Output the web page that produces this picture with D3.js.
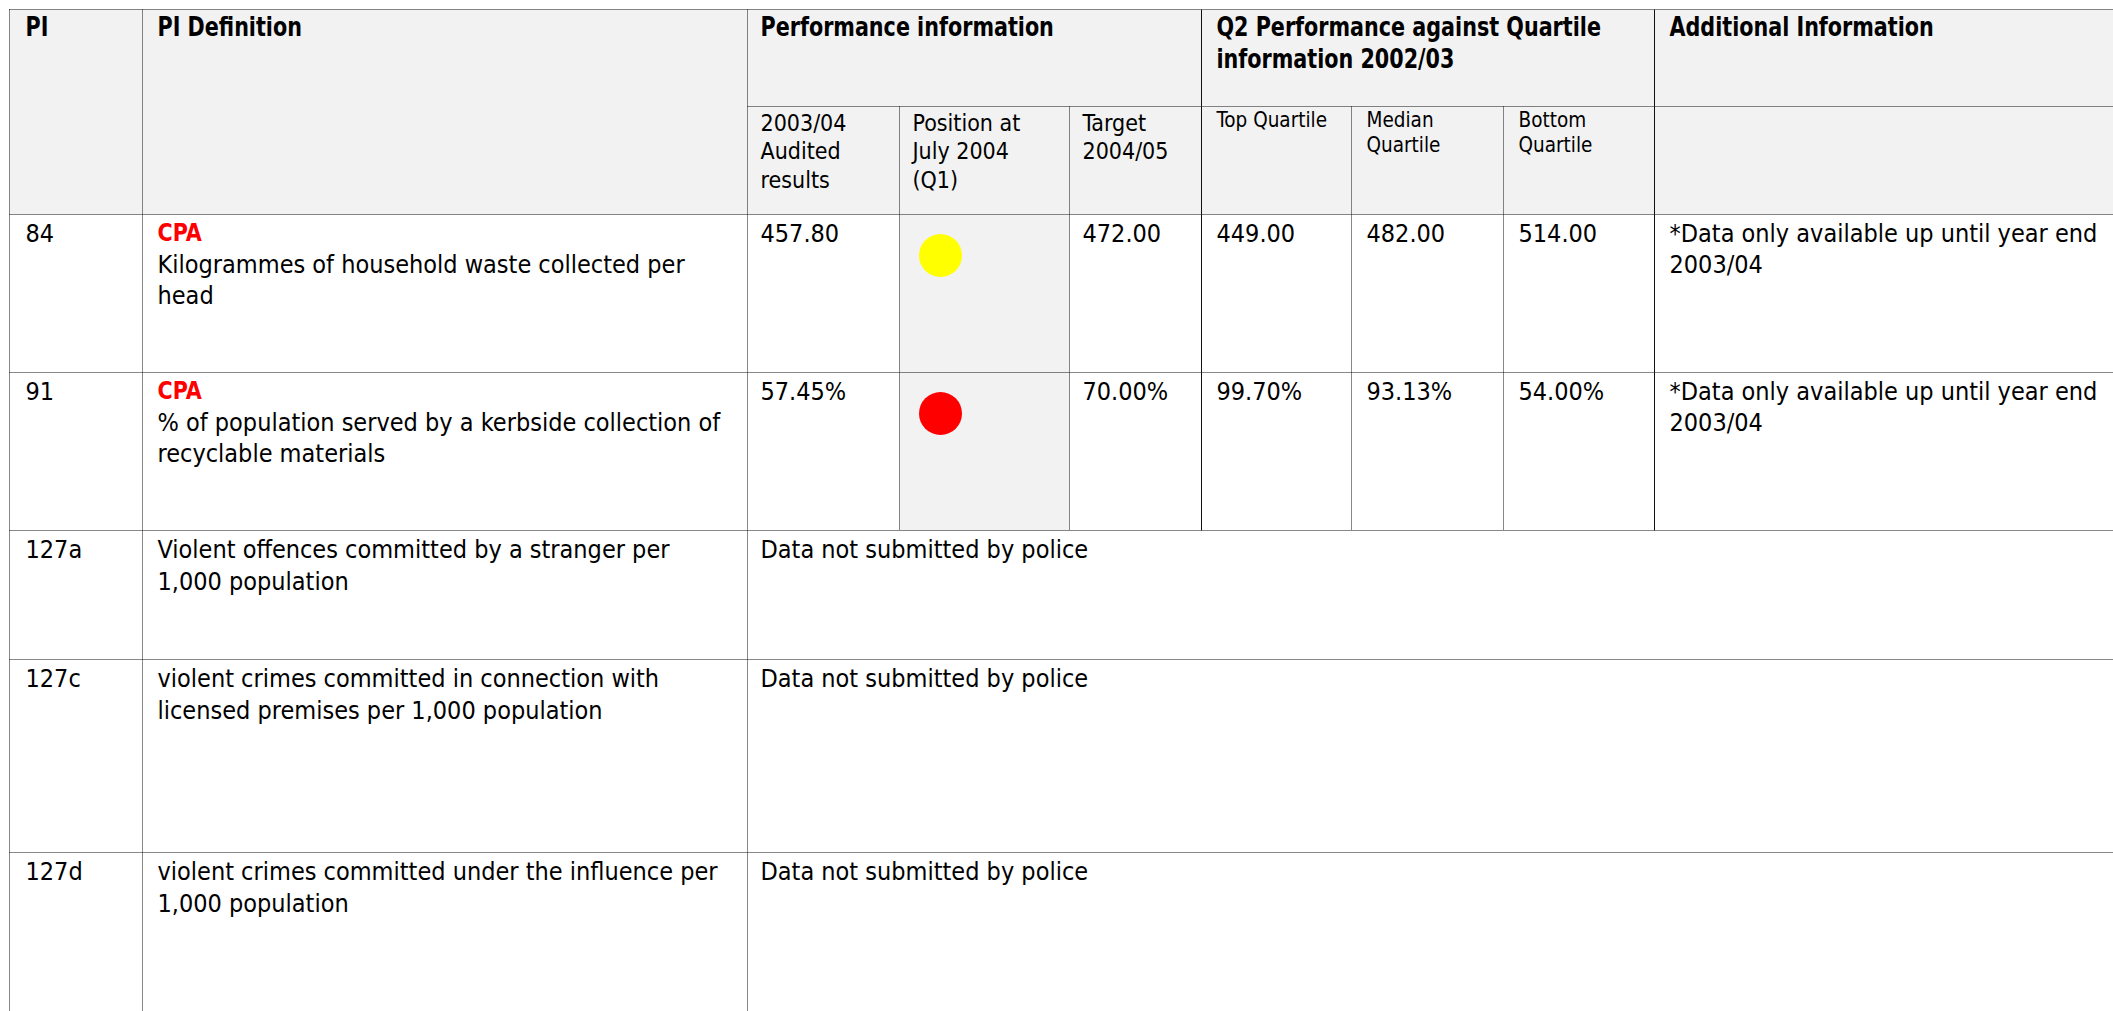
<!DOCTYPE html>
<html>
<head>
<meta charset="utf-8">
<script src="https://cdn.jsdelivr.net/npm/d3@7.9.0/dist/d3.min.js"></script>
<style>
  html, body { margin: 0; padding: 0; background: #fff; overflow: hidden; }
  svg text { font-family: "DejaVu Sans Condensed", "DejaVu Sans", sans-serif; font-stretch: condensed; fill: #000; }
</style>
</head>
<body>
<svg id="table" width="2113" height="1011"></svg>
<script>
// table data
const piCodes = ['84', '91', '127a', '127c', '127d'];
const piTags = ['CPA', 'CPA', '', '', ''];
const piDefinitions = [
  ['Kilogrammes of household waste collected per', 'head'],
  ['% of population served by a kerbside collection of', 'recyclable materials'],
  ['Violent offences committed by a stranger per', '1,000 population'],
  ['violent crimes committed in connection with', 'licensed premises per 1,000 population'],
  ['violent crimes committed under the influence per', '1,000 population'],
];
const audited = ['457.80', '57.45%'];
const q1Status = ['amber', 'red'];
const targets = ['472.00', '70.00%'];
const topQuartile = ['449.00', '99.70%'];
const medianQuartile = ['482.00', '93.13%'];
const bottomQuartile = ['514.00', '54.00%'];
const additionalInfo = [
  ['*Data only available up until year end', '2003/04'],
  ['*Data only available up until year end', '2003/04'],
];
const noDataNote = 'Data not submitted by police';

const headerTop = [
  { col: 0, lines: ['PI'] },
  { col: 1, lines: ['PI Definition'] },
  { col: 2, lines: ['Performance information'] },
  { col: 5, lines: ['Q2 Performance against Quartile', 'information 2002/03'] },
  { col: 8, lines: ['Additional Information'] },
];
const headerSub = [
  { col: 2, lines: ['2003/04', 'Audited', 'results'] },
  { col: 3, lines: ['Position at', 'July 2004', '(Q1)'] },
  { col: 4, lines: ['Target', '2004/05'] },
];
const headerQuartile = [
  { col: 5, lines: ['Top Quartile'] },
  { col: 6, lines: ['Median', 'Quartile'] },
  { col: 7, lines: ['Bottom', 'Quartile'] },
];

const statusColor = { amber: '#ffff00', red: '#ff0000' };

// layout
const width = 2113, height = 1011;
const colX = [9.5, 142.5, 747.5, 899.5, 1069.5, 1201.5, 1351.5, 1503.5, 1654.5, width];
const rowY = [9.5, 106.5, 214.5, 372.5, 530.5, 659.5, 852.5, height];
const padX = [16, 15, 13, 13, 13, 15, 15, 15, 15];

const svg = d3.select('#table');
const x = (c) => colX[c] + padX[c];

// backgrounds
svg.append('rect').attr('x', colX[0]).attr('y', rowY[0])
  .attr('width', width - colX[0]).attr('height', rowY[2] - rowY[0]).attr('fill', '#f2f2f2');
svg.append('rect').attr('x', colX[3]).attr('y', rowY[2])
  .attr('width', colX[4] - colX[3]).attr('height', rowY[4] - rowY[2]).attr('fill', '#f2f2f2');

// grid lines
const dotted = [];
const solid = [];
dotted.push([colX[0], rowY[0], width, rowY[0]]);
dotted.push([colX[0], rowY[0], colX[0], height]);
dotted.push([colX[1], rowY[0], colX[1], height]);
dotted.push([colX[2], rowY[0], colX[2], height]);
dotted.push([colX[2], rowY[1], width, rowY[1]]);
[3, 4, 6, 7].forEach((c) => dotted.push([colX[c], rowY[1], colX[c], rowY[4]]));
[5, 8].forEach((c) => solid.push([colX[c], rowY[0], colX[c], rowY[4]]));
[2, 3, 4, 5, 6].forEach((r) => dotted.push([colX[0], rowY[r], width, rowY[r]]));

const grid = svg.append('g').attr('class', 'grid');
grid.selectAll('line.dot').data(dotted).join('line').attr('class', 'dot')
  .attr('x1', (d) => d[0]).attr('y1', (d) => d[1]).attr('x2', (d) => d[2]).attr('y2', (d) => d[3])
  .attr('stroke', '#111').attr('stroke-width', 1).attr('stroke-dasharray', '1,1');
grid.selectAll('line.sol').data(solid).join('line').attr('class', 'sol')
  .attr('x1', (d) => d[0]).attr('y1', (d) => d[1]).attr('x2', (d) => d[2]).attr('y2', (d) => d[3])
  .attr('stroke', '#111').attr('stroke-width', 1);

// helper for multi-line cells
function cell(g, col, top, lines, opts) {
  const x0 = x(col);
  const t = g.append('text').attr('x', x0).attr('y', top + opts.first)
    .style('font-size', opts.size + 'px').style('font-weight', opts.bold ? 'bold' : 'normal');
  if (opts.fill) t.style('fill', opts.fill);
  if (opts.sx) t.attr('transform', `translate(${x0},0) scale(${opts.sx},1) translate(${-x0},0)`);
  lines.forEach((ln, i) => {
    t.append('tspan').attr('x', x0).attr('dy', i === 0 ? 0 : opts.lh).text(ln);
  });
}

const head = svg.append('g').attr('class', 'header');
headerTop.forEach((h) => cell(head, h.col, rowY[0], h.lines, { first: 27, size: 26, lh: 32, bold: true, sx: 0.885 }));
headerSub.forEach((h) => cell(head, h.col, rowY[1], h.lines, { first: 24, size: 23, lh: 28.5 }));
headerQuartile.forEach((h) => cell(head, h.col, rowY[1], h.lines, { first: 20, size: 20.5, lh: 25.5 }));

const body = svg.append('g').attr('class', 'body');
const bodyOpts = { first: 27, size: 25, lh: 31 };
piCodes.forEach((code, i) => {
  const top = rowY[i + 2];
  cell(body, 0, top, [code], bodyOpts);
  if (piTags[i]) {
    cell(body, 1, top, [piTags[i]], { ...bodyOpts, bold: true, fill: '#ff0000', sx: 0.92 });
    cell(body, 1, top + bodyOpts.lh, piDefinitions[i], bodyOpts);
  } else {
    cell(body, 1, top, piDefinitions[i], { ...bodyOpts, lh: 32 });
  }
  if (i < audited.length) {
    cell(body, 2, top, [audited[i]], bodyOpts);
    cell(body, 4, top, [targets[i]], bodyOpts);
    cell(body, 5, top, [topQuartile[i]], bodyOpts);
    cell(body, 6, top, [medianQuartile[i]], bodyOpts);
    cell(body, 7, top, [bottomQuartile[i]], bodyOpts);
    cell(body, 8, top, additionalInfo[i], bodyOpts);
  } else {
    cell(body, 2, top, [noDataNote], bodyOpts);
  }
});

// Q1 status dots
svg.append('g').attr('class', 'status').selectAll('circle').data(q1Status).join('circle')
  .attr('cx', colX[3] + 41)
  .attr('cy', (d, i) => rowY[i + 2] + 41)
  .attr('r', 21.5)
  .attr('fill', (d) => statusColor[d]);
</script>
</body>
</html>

━━━━━━

§ **GIVEN REQUEST**
Each line above is to be copied verbatim. Drop any image from the copy.

§ **RESULT OF THE TASK**
Output the web page that produces this picture with D3.js.
<!DOCTYPE html>
<html>
<head>
<meta charset="utf-8">
<script src="https://cdn.jsdelivr.net/npm/d3@7.9.0/dist/d3.min.js"></script>
<style>
  html, body { margin: 0; padding: 0; background: #fff; overflow: hidden; }
  svg text { font-family: "DejaVu Sans Condensed", "DejaVu Sans", sans-serif; font-stretch: condensed; fill: #000; }
</style>
</head>
<body>
<svg id="table" width="2113" height="1011"></svg>
<script>
// table data
const piCodes = ['84', '91', '127a', '127c', '127d'];
const piTags = ['CPA', 'CPA', '', '', ''];
const piDefinitions = [
  ['Kilogrammes of household waste collected per', 'head'],
  ['% of population served by a kerbside collection of', 'recyclable materials'],
  ['Violent offences committed by a stranger per', '1,000 population'],
  ['violent crimes committed in connection with', 'licensed premises per 1,000 population'],
  ['violent crimes committed under the influence per', '1,000 population'],
];
const audited = ['457.80', '57.45%'];
const q1Status = ['amber', 'red'];
const targets = ['472.00', '70.00%'];
const topQuartile = ['449.00', '99.70%'];
const medianQuartile = ['482.00', '93.13%'];
const bottomQuartile = ['514.00', '54.00%'];
const additionalInfo = [
  ['*Data only available up until year end', '2003/04'],
  ['*Data only available up until year end', '2003/04'],
];
const noDataNote = 'Data not submitted by police';

const headerTop = [
  { col: 0, lines: ['PI'] },
  { col: 1, lines: ['PI Definition'] },
  { col: 2, lines: ['Performance information'] },
  { col: 5, lines: ['Q2 Performance against Quartile', 'information 2002/03'] },
  { col: 8, lines: ['Additional Information'] },
];
const headerSub = [
  { col: 2, lines: ['2003/04', 'Audited', 'results'] },
  { col: 3, lines: ['Position at', 'July 2004', '(Q1)'] },
  { col: 4, lines: ['Target', '2004/05'] },
];
const headerQuartile = [
  { col: 5, lines: ['Top Quartile'] },
  { col: 6, lines: ['Median', 'Quartile'] },
  { col: 7, lines: ['Bottom', 'Quartile'] },
];

const statusColor = { amber: '#ffff00', red: '#ff0000' };

// layout
const width = 2113, height = 1011;
const colX = [9.5, 142.5, 747.5, 899.5, 1069.5, 1201.5, 1351.5, 1503.5, 1654.5, width];
const rowY = [9.5, 106.5, 214.5, 372.5, 530.5, 659.5, 852.5, height];
const padX = [16, 15, 13, 13, 13, 15, 15, 15, 15];

const svg = d3.select('#table');
const x = (c) => colX[c] + padX[c];

// backgrounds
svg.append('rect').attr('x', colX[0]).attr('y', rowY[0])
  .attr('width', width - colX[0]).attr('height', rowY[2] - rowY[0]).attr('fill', '#f2f2f2');
svg.append('rect').attr('x', colX[3]).attr('y', rowY[2])
  .attr('width', colX[4] - colX[3]).attr('height', rowY[4] - rowY[2]).attr('fill', '#f2f2f2');

// grid lines
const dotted = [];
const solid = [];
dotted.push([colX[0], rowY[0], width, rowY[0]]);
dotted.push([colX[0], rowY[0], colX[0], height]);
dotted.push([colX[1], rowY[0], colX[1], height]);
dotted.push([colX[2], rowY[0], colX[2], height]);
dotted.push([colX[2], rowY[1], width, rowY[1]]);
[3, 4, 6, 7].forEach((c) => dotted.push([colX[c], rowY[1], colX[c], rowY[4]]));
[5, 8].forEach((c) => solid.push([colX[c], rowY[0], colX[c], rowY[4]]));
[2, 3, 4, 5, 6].forEach((r) => dotted.push([colX[0], rowY[r], width, rowY[r]]));

const grid = svg.append('g').attr('class', 'grid');
grid.selectAll('line.dot').data(dotted).join('line').attr('class', 'dot')
  .attr('x1', (d) => d[0]).attr('y1', (d) => d[1]).attr('x2', (d) => d[2]).attr('y2', (d) => d[3])
  .attr('stroke', '#111').attr('stroke-width', 1).attr('stroke-dasharray', '1,1');
grid.selectAll('line.sol').data(solid).join('line').attr('class', 'sol')
  .attr('x1', (d) => d[0]).attr('y1', (d) => d[1]).attr('x2', (d) => d[2]).attr('y2', (d) => d[3])
  .attr('stroke', '#111').attr('stroke-width', 1);

// helper for multi-line cells
function cell(g, col, top, lines, opts) {
  const x0 = x(col);
  const t = g.append('text').attr('x', x0).attr('y', top + opts.first)
    .style('font-size', opts.size + 'px').style('font-weight', opts.bold ? 'bold' : 'normal');
  if (opts.fill) t.style('fill', opts.fill);
  if (opts.sx) t.attr('transform', `translate(${x0},0) scale(${opts.sx},1) translate(${-x0},0)`);
  lines.forEach((ln, i) => {
    t.append('tspan').attr('x', x0).attr('dy', i === 0 ? 0 : opts.lh).text(ln);
  });
}

const head = svg.append('g').attr('class', 'header');
headerTop.forEach((h) => cell(head, h.col, rowY[0], h.lines, { first: 27, size: 26, lh: 32, bold: true, sx: 0.885 }));
headerSub.forEach((h) => cell(head, h.col, rowY[1], h.lines, { first: 24, size: 23, lh: 28.5 }));
headerQuartile.forEach((h) => cell(head, h.col, rowY[1], h.lines, { first: 20, size: 20.5, lh: 25.5 }));

const body = svg.append('g').attr('class', 'body');
const bodyOpts = { first: 27, size: 25, lh: 31 };
piCodes.forEach((code, i) => {
  const top = rowY[i + 2];
  cell(body, 0, top, [code], bodyOpts);
  if (piTags[i]) {
    cell(body, 1, top, [piTags[i]], { ...bodyOpts, bold: true, fill: '#ff0000', sx: 0.92 });
    cell(body, 1, top + bodyOpts.lh, piDefinitions[i], bodyOpts);
  } else {
    cell(body, 1, top, piDefinitions[i], { ...bodyOpts, lh: 32 });
  }
  if (i < audited.length) {
    cell(body, 2, top, [audited[i]], bodyOpts);
    cell(body, 4, top, [targets[i]], bodyOpts);
    cell(body, 5, top, [topQuartile[i]], bodyOpts);
    cell(body, 6, top, [medianQuartile[i]], bodyOpts);
    cell(body, 7, top, [bottomQuartile[i]], bodyOpts);
    cell(body, 8, top, additionalInfo[i], bodyOpts);
  } else {
    cell(body, 2, top, [noDataNote], bodyOpts);
  }
});

// Q1 status dots
svg.append('g').attr('class', 'status').selectAll('circle').data(q1Status).join('circle')
  .attr('cx', colX[3] + 41)
  .attr('cy', (d, i) => rowY[i + 2] + 41)
  .attr('r', 21.5)
  .attr('fill', (d) => statusColor[d]);
</script>
</body>
</html>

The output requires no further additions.